È il primo e l’ultimo sole del giorno che illumina i paesaggi di Claudio Menegazzi, quello che maggiormente imprime calore ai volumi delle architetture dei borghi lagarini da lui prediletti. Le sottili vibrazioni cromatiche, i passaggi lievi della luce e le trasparenze proprie dell’acquerello sono gli elementi cardine della sua pittura.
Alla veduta tradizionale l’artista preferisce la rappresentazione di un paesaggio “architettonico”, o meglio, detto con le sue parole, un “ritratto di architetture”. Sono realizzazioni rispettose delle leggi prospettiche scientifiche, accurate nel dettaglio ed estremamente realistiche, ma andando oltre questa prima impressione scopriamo che il paesaggio viene visto, esplorato, epurato e reinterpretato dall’artista, che così facendo se ne appropria, trasmettendovi i propri sentimenti ed emozioni.
Nei suoi soggetti Menegazzi ricerca una sorta di “aura”, anche solo in un muro scrostato che testimonia la sua storia; si riscontra in tutto ciò un tentativo di idealizzare il paesaggio, di renderlo immortale.
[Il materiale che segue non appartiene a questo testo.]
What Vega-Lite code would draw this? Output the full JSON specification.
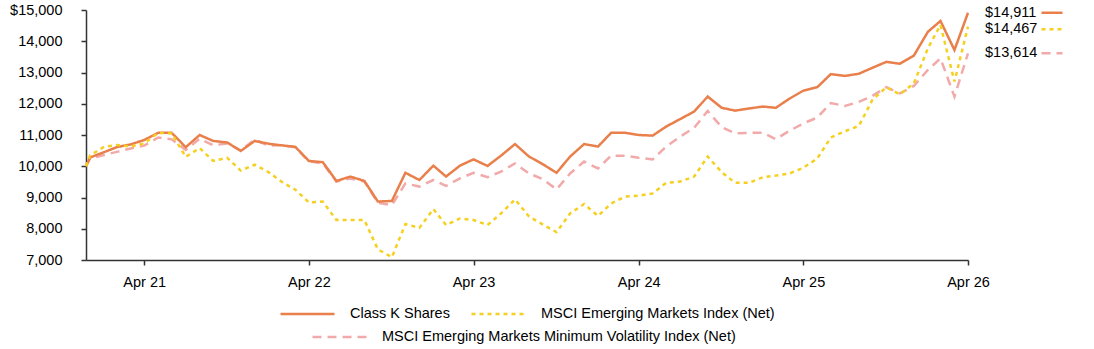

La luce, i toni di colore e soprattutto la scelta di evitare la figura umana o di ridurre all’essenziale l’ambiente naturale danno talvolta alle opere un alone quasi metafisico, dove piazze, pievi, case coloniche, palazzi cittadini e borghi rurali diventano unici protagonisti di un mondo senza tempo.
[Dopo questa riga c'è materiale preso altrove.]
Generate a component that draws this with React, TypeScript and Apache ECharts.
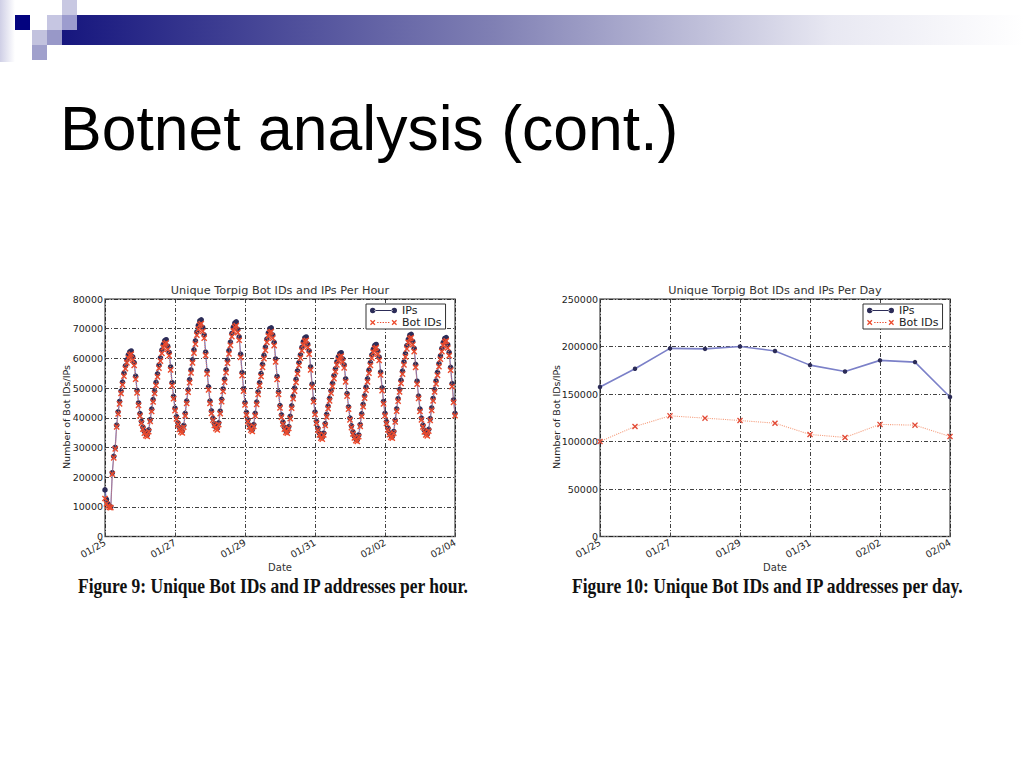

Le opere di Menegazzi sono il risultato di una paziente ricerca, condotta con metodo e coerenza in questi ultimi anni, nella quale il punto di approdo diventa l’oggetto compiuto, la perfetta riuscita degli effetti cromatici e luministici desiderati. È una soddisfazione che l’artista rinnova di volta in volta in questi suoi lavori, eseguiti con quell’estrema perizia tecnica che contraddistingue da sempre l’acquerellista esperto.